There is good reason why gun restrictions would prevent suicides….Suicide is often an impulsive choice, one often not repeated after a first attempt. Guns are specifically designed to kill people effectively, which makes suicide attempts with guns likelier to succeed than (for example) attempts with razors or pills. Limiting access to guns makes each attempt more likely to fail, thus making it more likely that people will survive and not attempt to harm themselves again.

Beauchamp updated that post last Thursday, presumably to take advantage of renewed interest in gun control following the massacre in San Bernardino. Later that same day, he wrote a new post calling attention to Japan's remarkably low homicide rate, which he attributed largely to that country's strict gun control. But unlike the post about Australia, the one about Japan does not so much as mention suicide, possibly because residents of the latter country kill themselves at a much higher rate than Americans do, even though they are much less likely to own guns.

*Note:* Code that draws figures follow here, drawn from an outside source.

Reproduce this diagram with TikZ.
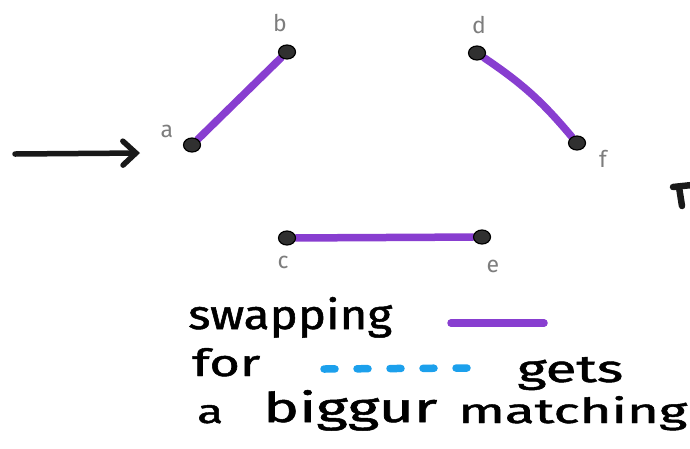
\documentclass[tikz,border=0pt]{standalone}
\usepackage{fontspec}
\setmainfont{Fira Sans}
\newfontfamily\handfont[FakeBold=1.2]{Fira Sans}
\usepackage{graphicx}
\usetikzlibrary{arrows.meta}
\definecolor{mpurple}{RGB}{136,62,208}
\definecolor{mblue}{RGB}{28,160,236}
\definecolor{dotc}{RGB}{48,48,48}
\definecolor{labc}{RGB}{125,125,125}
\pgfdeclarelayer{bg}
\pgfsetlayers{bg,main}
\tikzset{
  vtx/.style={ellipse,fill=dotc,draw=black,line width=1.2pt,minimum width=17pt,minimum height=14pt,inner sep=0pt},
  vlab/.style={text=labc,font=\fontsize{23}{23}\selectfont,inner sep=0pt},
  match/.style={draw=mpurple,line width=7.5pt,line cap=round},
  aug/.style={draw=mblue,line width=7.5pt,line cap=round,dash pattern=on 11pt off 22pt},
  word/.style={anchor=base west,inner sep=0pt,text=black,font=\handfont},
  ink/.style={draw=black!90,line width=5.5pt,line cap=round,line join=round},
}
\usetikzlibrary{shapes.geometric}
\begin{document}
\begin{tikzpicture}[x=1pt,y=-1pt]
\useasboundingbox (0,0) rectangle (690,448);
% vertices
\node[vtx] (a) at (192,145) {};
\node[vtx] (b) at (287,52) {};
\node[vtx] (d) at (477,53) {};
\node[vtx] (f) at (577,143) {};
\node[vtx] (c) at (287,238) {};
\node[vtx] (e) at (482,237) {};
% vertex labels
\node[vlab] (la) at (167,131) {a};
\node[vlab] (lb) at (280,23) {b};
\node[vlab] (ld) at (479,25) {d};
\node[vlab] (lf) at (603,159) {f};
\node[vlab] (lc) at (283,262) {c};
\node[vlab] (le) at (493,266) {e};
% matching edges
\begin{pgfonlayer}{bg}
\draw[match] (a) -- (b);
\draw[match] (d) to[bend left=8] (f);
\draw[match] (c) -- (e);
\end{pgfonlayer}
% arrow at left
\coordinate (s) at (15,154);
\coordinate (t) at (140,153);
\draw[ink,-{Straight Barb[length=13pt,width=24pt,line cap=round]}] (s) -- (t);
% cut-off mark at right edge
\coordinate (r1) at (673,187);
\coordinate (r2) at (692,185);
\coordinate (r3) at (679,187);
\coordinate (r4) at (682,206);
\draw[ink,line width=6.5pt] (r1) -- (r2);
\draw[ink,line width=6.5pt] (r3) -- (r4);
% legend lines
\coordinate (p1) at (451,323);
\coordinate (p2) at (544,323);
\draw[match] (p1) -- (p2);
\coordinate (q1) at (324,369);
\coordinate (q2) at (467,368);
\draw[aug] (q1) -- (q2);
% words
\node[word] (w1) at (188,329) {\resizebox{204pt}{32pt}{swapping}};
\node[word] (w2) at (192,376) {\resizebox{68pt}{28pt}{for}};
\node[word] (w3) at (517,382) {\resizebox{106pt}{25pt}{gets}};
\node[word] (w4) at (197,423) {\resizebox{26pt}{18pt}{a}};
\node[word] (w5) at (263,422) {\resizebox{174pt}{32pt}{biggur}};
\node[word] (w6) at (458,423) {\resizebox{229pt}{27pt}{matching}};
\end{tikzpicture}
\end{document}
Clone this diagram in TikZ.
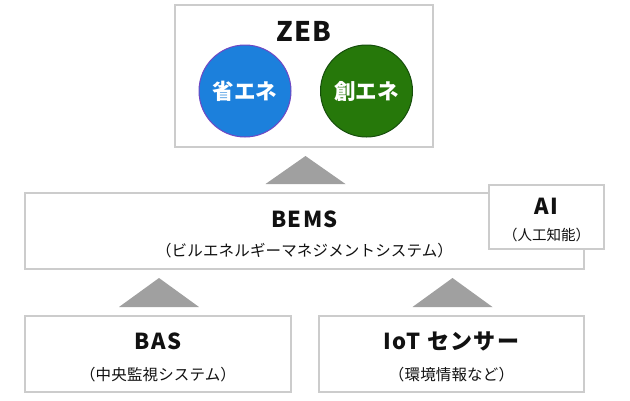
\documentclass[tikz,border=0pt]{standalone}
\usepackage{fontspec}
\setmainfont{Noto Sans CJK JP}
\usetikzlibrary{positioning,calc}
\definecolor{rule}{RGB}{204,204,204}
\definecolor{wedge}{RGB}{160,160,160}
\definecolor{saveblue}{RGB}{28,128,220}
\definecolor{saveedge}{RGB}{112,72,196}
\definecolor{makegreen}{RGB}{38,120,10}
\definecolor{makeedge}{RGB}{22,78,12}
\definecolor{ink}{RGB}{17,17,17}

\begin{document}
\begin{tikzpicture}[x=1pt,y=-1pt,
      box/.style={draw=rule,line width=2pt,fill=white,inner sep=0pt},
      head/.style={font=\fontsize{22}{26}\selectfont\bfseries\addfontfeature{LetterSpace=6},text=ink,inner sep=0pt},
      sub/.style={font=\fontsize{15.5}{18}\selectfont\addfontfeature{LetterSpace=1},text=ink,inner sep=0pt},
      ene/.style={circle,line width=1pt,minimum size=92pt,inner sep=0pt,text=white,
                  font=\fontsize{21.5}{24}\selectfont\bfseries},
      up/.style={fill=wedge}]
      \useasboundingbox (0,0) rectangle (630,400);
      % boxes
      \node[box,minimum width=258pt,minimum height=142pt] (zeb) at (304,76) {};
      \node[box,minimum width=559pt,minimum height=76pt] (bems) at (304.5,231) {};
      \node[box,minimum width=115pt,minimum height=64pt] (ai) at (546.5,217) {};
      \node[box,minimum width=266pt,minimum height=76pt] (bas) at (158,354) {};
      \node[box,minimum width=265pt,minimum height=76pt] (iot) at (451.5,354) {};
      % texts
      \node[head,font=\fontsize{27}{30}\selectfont\bfseries\addfontfeature{LetterSpace=5}] (zebt) at ($(zeb)+(0,-45)$) {ZEB};
      \node[ene,draw=saveedge,fill=saveblue] (save) at (245,91) {省エネ};
      \node[ene,draw=makeedge,fill=makegreen] (make) at (366.5,91) {創エネ};
      \node[head] (bemst) at ($(bems)+(0,-12)$) {BEMS};
      \node[sub] (bemss) at ($(bems)+(0,20)$) {（ビルエネルギーマネジメントシステム）};
      \node[head] (ait) at ($(ai)+(0,-10.5)$) {AI};
      \node[sub,font=\fontsize{14.5}{16}\selectfont] (ais) at ($(ai)+(0,18)$) {（人工知能）};
      \node[head] (bast) at ($(bas)+(0,-12.5)$) {BAS};
      \node[sub] (bass) at ($(bas)+(0,21)$) {（中央監視システム）};
      \node[head] (iott) at ($(iot)+(0,-12.5)$) {IoT センサー};
      \node[sub] (iots) at ($(iot)+(0,21)$) {（環境情報など）};
      % wedges
      \foreach \lo/\hi in {bems/zeb,bas/bems,iot/bems}
        \fill[up] ($(\lo.north |- \hi.south)+(1,8)$) -- ($(\lo.north)+(41,-8)$) -- ($(\lo.north)+(-39,-8)$) -- cycle;
    \end{tikzpicture}
\end{document}
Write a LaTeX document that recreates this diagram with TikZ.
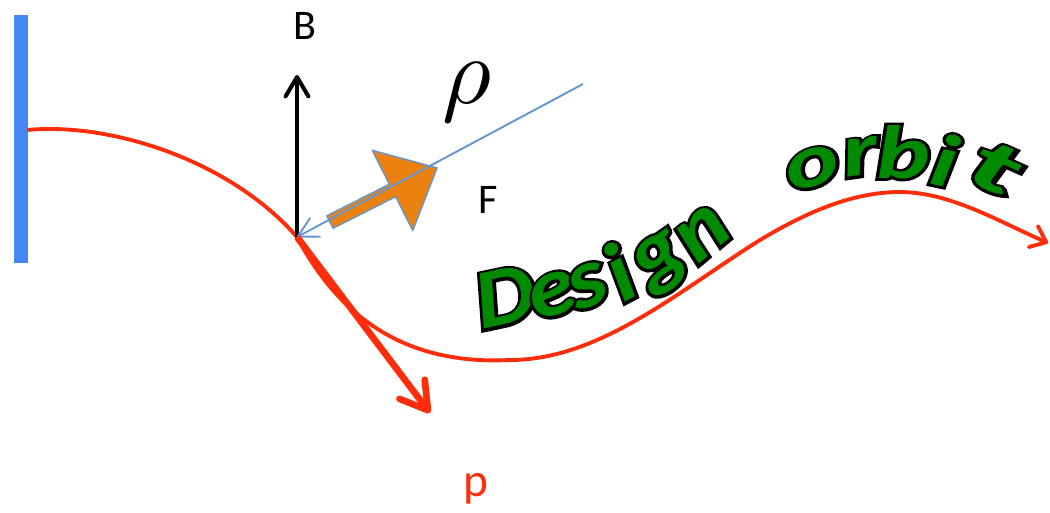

Based on data from the World Health Organization, Japan's suicide rate last year was 18.8 per 100,000, compared to 12.4 per 100,000 for the United States. National government data show an even bigger gap: 20.1 vs. 12.6. If "there is good reason why gun restrictions would prevent suicides" (as opposed to merely encouraging the substitution of one method for another), why is Japan's suicide rate so high? It's the sort of question you'd expect a journalist to address (or at least mention) if he were honestly interested in exploring the consequences of gun control, as opposed to making a case for it by cherry-picking the most helpful data.